Diese geschichtliche Entwicklung zeigt, daß die Konstituierende Nationalversammlung - also die verfassungsgebende Gewalt - in dieser Regelung keinen Widerspruch zu den damals schon geltenden Prinzipien der Repräsentation und des Verhältniswahlrechtes erblickt hat. Sie hat sie nicht nur selbst - insbesondere auch bei der Beschlußfassung über das B-VG 1920 - dauernd gehandhabt; auch der Nationalrat hat in der Folge - bis heute - diese Bestimmung bei der Beschlußfassung über alle Gesetze (auch Bundesverfassungsgesetze und damit in seiner Eigenschaft als Bundesverfassungsgesetzgeberö) angewendet.

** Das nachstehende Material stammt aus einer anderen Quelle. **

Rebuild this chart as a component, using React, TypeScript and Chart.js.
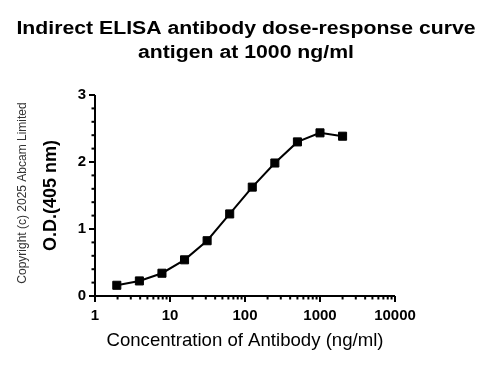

Obwohl die Ereignisse des 4. März 1933 in einer nur allzu deutlichen Weise gezeigt haben, daß gerade diese Bestimmung unter bestimmten Umständen bei der parlamentarischen Mehrheitsbildung zu Schwierigkeiten führt (alle drei Präsidenten hatten ihr Amt zurückgelegt, um - weil es auf ihre Stimme ankam - mitstimmen zu können) , hat der Nationalrat auch in der 2. Republik an dieser Bestimmung festgehalten und sie auch als Verfassungsgesetzgeber gehandhabt. Hinter dieser Bestimmung steht offenbar die Auffassung, daß der Vorsitzende im Hause (obwohl schon seit 1867 ein vom Volk - seit 1919 nach dem Prinzip des Verhältniswahlrechts - gewählter Abgeordneter) als "pouvoir neutre" die Verhandlungen des Hauses führen soll. Es wurde ihm eben eine Sonderaufgabe zugedacht; alle Parteien haben auch diese Funktion stets entsprechend dem Ausmaß ihrer Vertretung im Hause für einen ihrer Abgeordneten in Anspruch genommen und den "Verlust" seiner Stimme in Kauf genommen.

Der VfGH kann aus diesen - die Sonderstellung des Vorsitzenden berücksichtigenden und deshalb den allgemeinen Grundgedanken des Erk. Slg. 6106/1969 keineswegs widersprechenden - Erwägungen nicht finden, daß der Ausschluß des Vorsitzenden eines Vertretungskörpers von der Teilnahme an den Abstimmungen an sich dem B-VG zuwiderlaufen würde.

Der Verfassungsgesetzgeber hat mit Art. I des 2. Verfassungs- Überleitungsgesetzes 1945 die Geschäftsordnungen der gesetzgebenden Vertretungskörper wieder in Kraft gesetzt, eine ausdrückliche Aussage über ihre Zugehörigkeit zu einer bestimmten formalen Normentype jedoch nicht getroffen. Der VfGH hat in seinem Erk. Slg. 6783/1972 dargelegt, daß es sich bei dieser Anordnung des Verfassungsgesetzgebers "nur darum gehandelt" hat, "die früheren Bestimmungen wieder in Kraft zu setzen, um ein Funktionieren der Gesetzgebungsorgane zu ermöglichen, nicht aber um eine Veränderung des Ranges der wieder in Kraft gesetzten Bestimmungen" . Es besteht kein Grund, von dieser Auffassung abzugehen.